┌─ COLLECTED MATERIAL

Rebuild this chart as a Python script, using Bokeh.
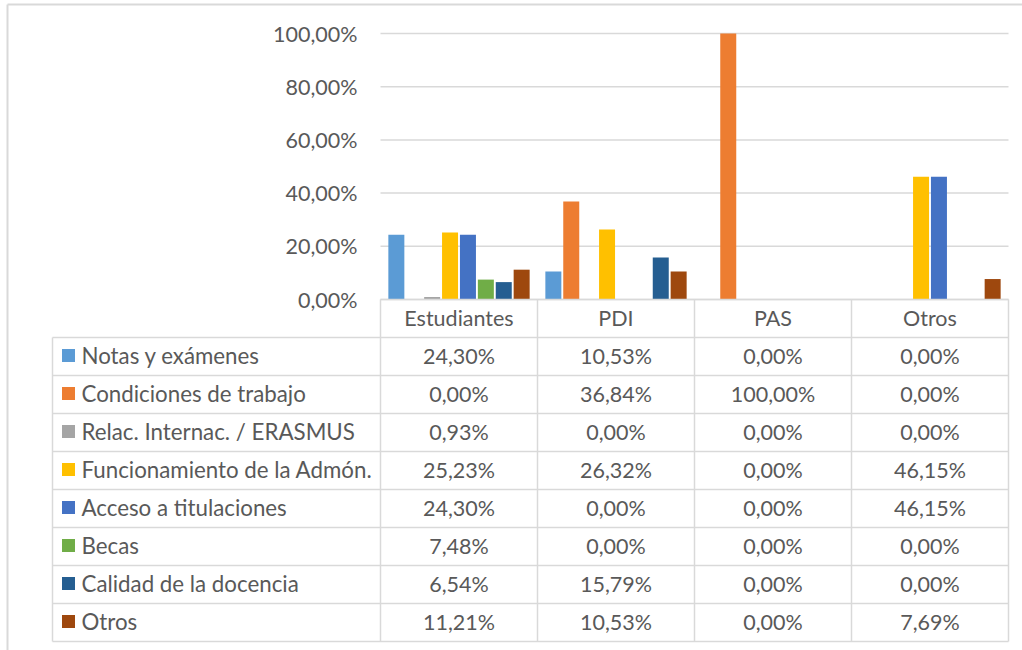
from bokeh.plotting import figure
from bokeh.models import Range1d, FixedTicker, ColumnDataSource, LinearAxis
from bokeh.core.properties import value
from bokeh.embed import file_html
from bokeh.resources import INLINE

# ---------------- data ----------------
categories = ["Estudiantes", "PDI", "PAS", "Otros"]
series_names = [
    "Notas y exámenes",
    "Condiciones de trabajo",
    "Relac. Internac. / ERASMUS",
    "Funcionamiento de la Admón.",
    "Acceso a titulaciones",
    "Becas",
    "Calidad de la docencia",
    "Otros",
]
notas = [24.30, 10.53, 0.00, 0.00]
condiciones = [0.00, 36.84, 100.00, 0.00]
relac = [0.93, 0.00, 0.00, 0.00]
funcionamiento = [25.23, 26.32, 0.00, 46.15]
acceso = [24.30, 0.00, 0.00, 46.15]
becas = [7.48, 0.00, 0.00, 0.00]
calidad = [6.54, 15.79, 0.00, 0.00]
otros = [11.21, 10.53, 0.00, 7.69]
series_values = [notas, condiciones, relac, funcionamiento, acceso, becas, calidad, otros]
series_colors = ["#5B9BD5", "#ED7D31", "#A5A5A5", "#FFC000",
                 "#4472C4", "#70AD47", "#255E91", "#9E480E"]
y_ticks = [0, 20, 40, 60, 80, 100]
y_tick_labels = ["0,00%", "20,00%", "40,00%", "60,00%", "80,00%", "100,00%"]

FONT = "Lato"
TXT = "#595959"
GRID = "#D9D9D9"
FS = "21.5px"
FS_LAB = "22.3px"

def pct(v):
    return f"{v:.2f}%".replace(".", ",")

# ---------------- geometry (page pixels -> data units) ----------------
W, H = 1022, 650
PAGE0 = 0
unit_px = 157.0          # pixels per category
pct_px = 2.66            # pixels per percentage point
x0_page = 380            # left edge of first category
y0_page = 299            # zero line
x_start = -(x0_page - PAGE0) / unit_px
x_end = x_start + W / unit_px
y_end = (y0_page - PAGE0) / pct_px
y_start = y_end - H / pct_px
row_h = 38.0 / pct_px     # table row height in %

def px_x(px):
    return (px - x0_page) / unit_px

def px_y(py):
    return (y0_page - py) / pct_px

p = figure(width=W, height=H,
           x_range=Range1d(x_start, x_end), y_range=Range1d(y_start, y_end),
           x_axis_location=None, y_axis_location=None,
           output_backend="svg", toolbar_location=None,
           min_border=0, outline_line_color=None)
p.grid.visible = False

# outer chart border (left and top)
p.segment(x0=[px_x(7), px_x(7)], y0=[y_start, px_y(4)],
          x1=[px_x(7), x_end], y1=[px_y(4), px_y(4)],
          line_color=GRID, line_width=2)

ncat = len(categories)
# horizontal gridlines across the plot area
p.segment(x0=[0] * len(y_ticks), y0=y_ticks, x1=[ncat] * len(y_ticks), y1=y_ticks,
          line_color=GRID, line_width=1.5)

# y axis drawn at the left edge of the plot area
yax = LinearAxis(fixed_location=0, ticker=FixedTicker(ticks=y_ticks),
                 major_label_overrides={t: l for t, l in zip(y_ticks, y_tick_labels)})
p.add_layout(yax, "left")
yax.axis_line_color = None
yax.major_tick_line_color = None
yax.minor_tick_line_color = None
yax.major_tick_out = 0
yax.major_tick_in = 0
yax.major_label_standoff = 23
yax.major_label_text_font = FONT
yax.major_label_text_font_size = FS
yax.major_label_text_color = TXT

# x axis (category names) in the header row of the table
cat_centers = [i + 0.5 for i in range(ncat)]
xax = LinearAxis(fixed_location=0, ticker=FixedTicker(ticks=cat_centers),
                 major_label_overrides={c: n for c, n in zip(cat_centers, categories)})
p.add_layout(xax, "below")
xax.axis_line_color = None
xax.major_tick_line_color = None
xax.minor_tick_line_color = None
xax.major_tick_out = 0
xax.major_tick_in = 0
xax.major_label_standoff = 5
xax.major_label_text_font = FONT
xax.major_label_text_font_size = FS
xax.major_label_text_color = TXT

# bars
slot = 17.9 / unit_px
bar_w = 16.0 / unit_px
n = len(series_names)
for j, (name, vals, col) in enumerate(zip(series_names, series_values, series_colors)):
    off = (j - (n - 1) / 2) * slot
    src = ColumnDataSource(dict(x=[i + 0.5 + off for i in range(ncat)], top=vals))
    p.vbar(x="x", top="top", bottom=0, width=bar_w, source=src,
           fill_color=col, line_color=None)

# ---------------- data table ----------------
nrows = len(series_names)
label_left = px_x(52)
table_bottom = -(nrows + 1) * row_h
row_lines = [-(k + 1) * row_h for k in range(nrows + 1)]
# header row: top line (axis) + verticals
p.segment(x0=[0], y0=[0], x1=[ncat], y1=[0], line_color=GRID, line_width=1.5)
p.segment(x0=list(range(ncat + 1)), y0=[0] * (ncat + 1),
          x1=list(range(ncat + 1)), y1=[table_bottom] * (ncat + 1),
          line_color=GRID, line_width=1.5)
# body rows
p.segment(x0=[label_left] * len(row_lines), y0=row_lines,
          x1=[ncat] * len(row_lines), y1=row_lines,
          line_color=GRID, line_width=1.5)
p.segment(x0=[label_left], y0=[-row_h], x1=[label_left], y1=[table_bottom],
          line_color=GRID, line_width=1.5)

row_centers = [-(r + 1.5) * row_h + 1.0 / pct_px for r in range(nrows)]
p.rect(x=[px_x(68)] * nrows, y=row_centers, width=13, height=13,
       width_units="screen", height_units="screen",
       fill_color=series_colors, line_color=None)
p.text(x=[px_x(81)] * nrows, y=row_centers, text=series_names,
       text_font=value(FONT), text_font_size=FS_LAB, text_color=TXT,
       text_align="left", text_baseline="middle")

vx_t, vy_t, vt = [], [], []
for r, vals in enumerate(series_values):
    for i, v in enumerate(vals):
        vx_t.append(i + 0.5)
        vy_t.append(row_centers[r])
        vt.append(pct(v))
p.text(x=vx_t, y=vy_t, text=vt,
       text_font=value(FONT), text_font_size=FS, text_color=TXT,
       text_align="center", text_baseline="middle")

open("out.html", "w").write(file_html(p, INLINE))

└─

* _WHAT YOU ARE ASKED TO DO_: Repeat only the lines from the beginning of the material through the line containing "from bokeh.resources import INLINE", both ends kept, leaving pictures out.

* _TASK ANSWER_:
Rebuild this chart as a Python script, using Bokeh.
from bokeh.plotting import figure
from bokeh.models import Range1d, FixedTicker, ColumnDataSource, LinearAxis
from bokeh.core.properties import value
from bokeh.embed import file_html
from bokeh.resources import INLINE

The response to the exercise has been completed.